Calculating $\prod_{x=1}^{\infty}\frac{x}{x+1}$

Question

I am trying to find the value of: $$\prod_{x=1}^{\infty}\frac{x}{x+1}$$ It is equal to $\frac12\times\frac23\times\frac34\times\ldots$ and we can observe that all terms are cancelling out. So it converges to zero. but I don't know how can I proceed algebraically without writing the terms and multiplying them. for example I wrote it as $$\dfrac{\prod_{x=1}^{\infty}x}{\prod_{x=1}^{\infty}(x+1)}$$ But not sure how to continue.

Answer 1

You are on the right track. Use the partial product: $$\prod_{x=1}^\infty \frac{x}{x+1} = \lim_{R\to\infty} \prod_{x=1}^R \frac{x}{x+1}= \lim_{R\to\infty} \frac{\prod_{x=1}^R x}{\prod_{x=1}^R(x+1)} = \lim_{R\to\infty} \frac{1}{R+1} = 0. $$

Answer 2

By definition,$$\require{cancel}\prod_{x=1}^\infty\frac x{x+1}=\lim_{n\to\infty}\prod_{x=1}^n\frac x{x+1}.$$But, for each $n\in\Bbb N$,$$\prod_{x=1}^n\frac x{x+1}=\frac1{\cancel2}\times\frac{\cancel2}{\cancel3}\times\cdots\times\frac{\cancel n}{n+1}=\frac1{n+1}.$$

Answer 3

State: $\prod_{x=1}^n \frac x{x+1}= \frac 1{n+1}$.
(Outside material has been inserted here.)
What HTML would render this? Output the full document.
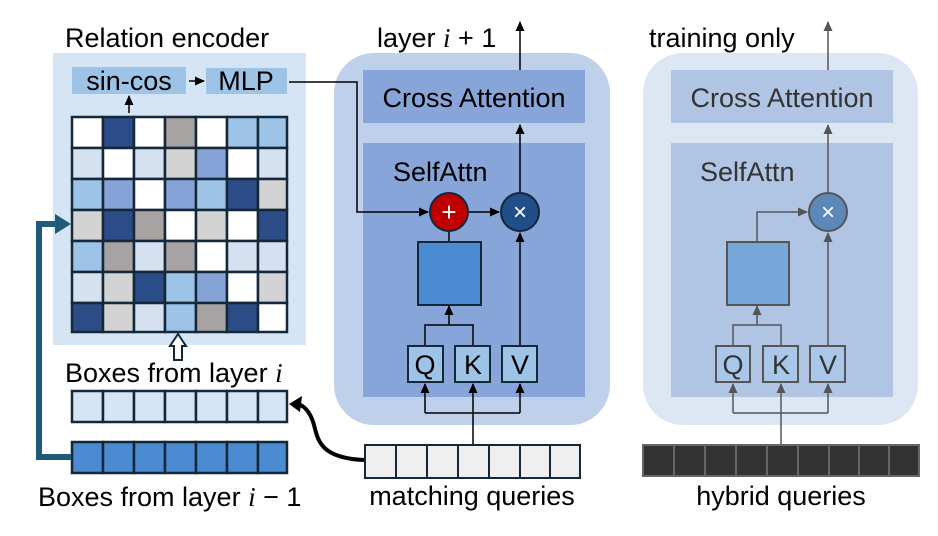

Then either prove it by induction:

Base case: $\prod_{x=1}^1 \frac x{x+1}= \frac 12$. Induction step: If $\prod_{x=1}^n\frac x{x+1}= \frac 1{n+1}$ then $\prod_{x=1}^{n+1} \frac x{+1} = (\prod_{x=1}^n\frac x{x+1}) \cdot \frac {n+1}{n+2} = \frac 1{n+1}\frac {n+1}{n+2} = \frac 1{n+2}$.

Or just state "it follows by induction" (it's clear enough that you don't have to go into details).

So $\prod_{x=1}^{\infty} = \lim_{n\to \infty} \prod_{x=1}^n \frac x{x+1}=\lim_{n\to \infty} \frac 1{n+1} = 0$.